Really we only played a small part, we just put people together really at the end of the day. We facilitated it I guess. Many people were involved from the Education Department to the Principal, teachers, and of course the elders. It just shows when we work together and recognise each other and respect each other anything’s possible. I would love to see this rolled out right across the country, let alone Western Australia. From our experience this really worked and gives hope. It was really positive, and I think it really enabled the girls to grow and have real pride.
Australia Wide Potential
My hope would be that every remote community school would look at this as an option for improving their education of the children at the schools. It could give the kids something to look forward to and work towards. It could put them in touch with their culture, to connect with the elders. If this happened nationally in remote communities that would be an amazing success. I think they’d be staggered at the difference it can make to these children’s lives and to the attendance rates as well. It could transform the way they would connect with the education system.

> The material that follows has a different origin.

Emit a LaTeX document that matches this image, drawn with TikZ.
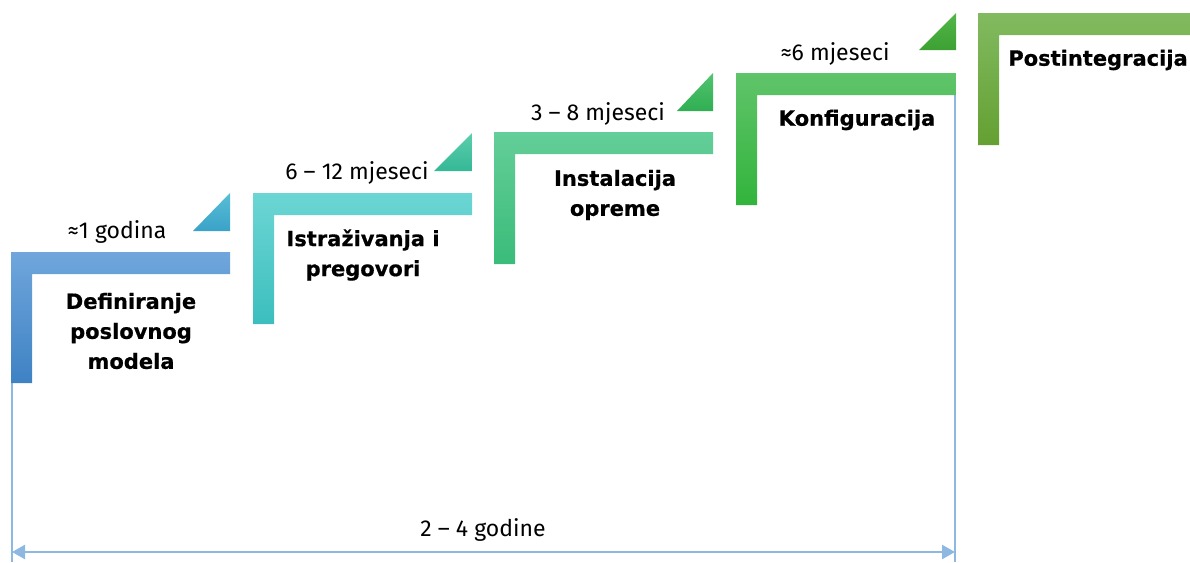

We can’t offer exhibitions for every remote community school, it wouldn’t be physically possible. However, I’m sure there’d be other galleries who would be happy to assist. It’s always important you work with the right galleries. If there’s an Arts center in your community or nearby, if you initially work through them and they could line it up with a gallery that they work with and respect.
This project was a success. We’ve shown that it works. We’ve shown the possibilities. I would have liked to have seen it happen on a sort of annual or biannual basis. It would have been great. I think it is a shame that this type of model hasn’t been adopted more widely. I think if people knew about it they would adopt it because it works.